Enhancing xURLLC with RSMA-Assisted Massive-MIMO Networks: Performance Analysis and Optimization
Yuang Chen, Hancheng Lu, Chenwu Zhang, Yansha Deng, Arumugam Nallanathan
TL;DR
The work tackles the design of xURLLC over RSMA-assisted massive-MIMO networks under imperfect CSIT and finite blocklength, aiming to maximize total ETR. It develops an RSMA-mMIMO-xURLLC architecture, derives closed-form SINRs for common and private streams, and formulates a jointly constrained optimization that accounts for pilot overhead, blocklength, and decode-probability constraints. By decomposing the problem into three subproblems—power allocation, rate-splitting, and transmit antenna selection—the authors propose a low-complexity JPRT algorithm that iteratively optimizes these aspects and demonstrates convergence to a local optimum. Numerical results show substantial gains over NOMA and SDMA in ETR, reliability, and scalability, underscoring RSMA’s potential to meet stringent xURLLC requirements in 6G networks.
Abstract
Massive interconnection has sparked people's envisioning for next-generation ultra-reliable and low-latency communications (xURLLC), prompting the design of customized next-generation advanced transceivers (NGAT).
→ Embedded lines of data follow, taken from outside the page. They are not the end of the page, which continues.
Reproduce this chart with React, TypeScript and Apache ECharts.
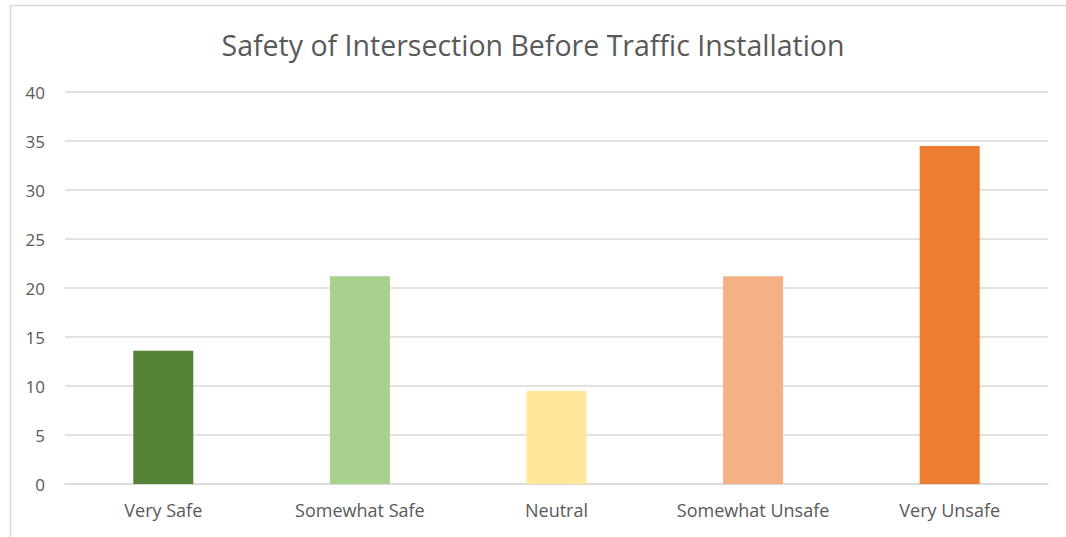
import React, { useEffect, useRef } from "react";
import * as echarts from "echarts";

const categories = ["Very Safe", "Somewhat Safe", "Neutral", "Somewhat Unsafe", "Very Unsafe"];
const values = [13.6, 21.2, 9.5, 21.2, 34.5];
const colors = ["#548235", "#A9D18E", "#FFE699", "#F4B183", "#ED7D31"];
const titleText = "Safety of Intersection Before Traffic Installation";

export default function App() {
  const ref = useRef<HTMLDivElement>(null);
  useEffect(() => {
    if (!ref.current) return;
    const chart = echarts.init(ref.current, null, { renderer: "svg" });
    chart.setOption({
      animation: false,
      backgroundColor: "#ffffff",
      title: {
        text: titleText,
        left: "center",
        top: 25,
        textStyle: { fontFamily: "Open Sans", fontSize: 28.5, fontWeight: "normal", color: "#595959" },
      },
      graphic: [
        {
          type: "rect",
          shape: { x: 10.5, y: 5.5, width: 1200, height: 700 },
          style: { fill: "none", stroke: "#d9d9d9", lineWidth: 1.5 },
          silent: true,
        },
      ],
      grid: { left: 65, right: 18, top: 92, bottom: 53 },
      xAxis: {
        type: "category",
        data: categories,
        axisLine: { show: true, lineStyle: { color: "#d9d9d9", width: 1.5 } },
        axisTick: { show: false },
        axisLabel: { interval: 0, color: "#595959", fontFamily: "Open Sans", fontSize: 18, margin: 17 },
      },
      yAxis: {
        type: "value",
        min: 0,
        max: 40,
        interval: 5,
        axisLine: { show: false },
        axisTick: { show: false },
        splitLine: { lineStyle: { color: "#d9d9d9", width: 1.5 } },
        axisLabel: { color: "#595959", fontFamily: "Open Sans", fontSize: 17, margin: 20 },
      },
      series: [
        {
          type: "bar",
          barWidth: 60,
          data: values.map((v, i) => ({ value: v, itemStyle: { color: colors[i] } })),
        },
      ],
    });
    return () => chart.dispose();
  }, []);
  return (
    <div
      ref={ref}
      style={{ position: "fixed", left: 0, top: 0, width: 1066, height: 537 }}
    />
  );
}
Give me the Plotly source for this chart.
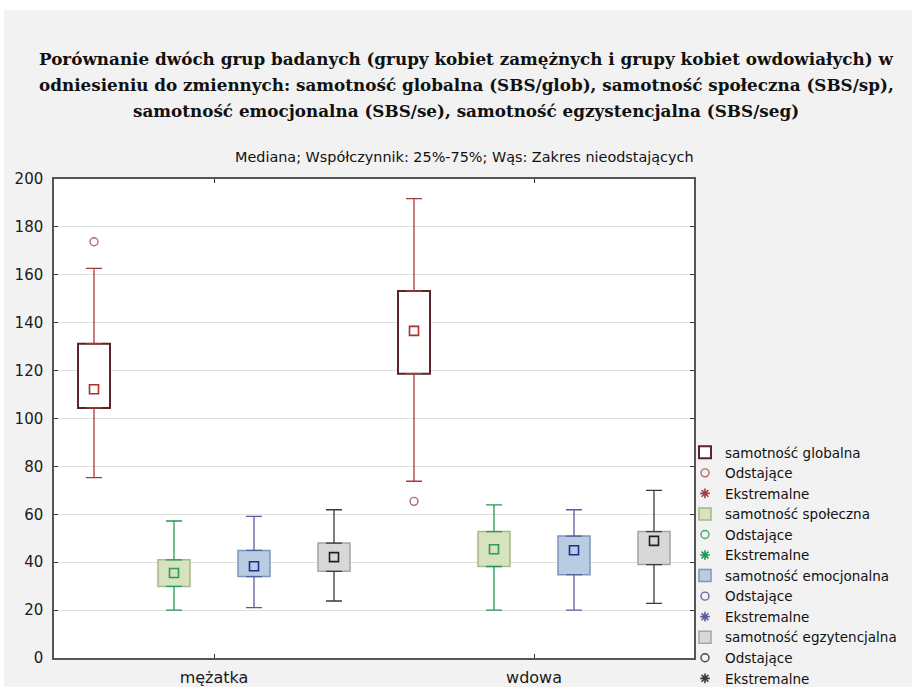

Rate-splitting multiple access (RSMA) has emerged as a pivotal technology for NGAT design, given its robustness to imperfect channel state information (CSI) and resilience to quality of service (QoS). Additionally, xURLLC urgently appeals to large-scale access techniques, thus massive multiple-input multiple-output (mMIMO) is anticipated to integrate with RSMA to enhance xURLLC. In this paper, we develop an innovative RSMA-assisted massive-MIMO xURLLC (RSMA-mMIMO-xURLLC) network architecture tailored to accommodate xURLLC's critical QoS constraints in finite blocklength (FBL) regimes. Leveraging uplink pilot training under imperfect CSI at the transmitter, we estimate channel gains and customize linear precoders for efficient downlink short-packet data transmission. Subsequently, we formulate a joint rate-splitting, beamforming, and transmit antenna selection optimization problem to maximize the total effective transmission rate (ETR). Addressing this multi-variable coupled non-convex problem, we decompose it into three corresponding subproblems and propose a low-complexity joint iterative algorithm for efficient optimization. Extensive simulations substantiate that compared with non-orthogonal multiple access (NOMA) and space division multiple access (SDMA), the developed architecture improves the total ETR by 15.3% and 41.91%, respectively, as well as accommodates larger-scale access.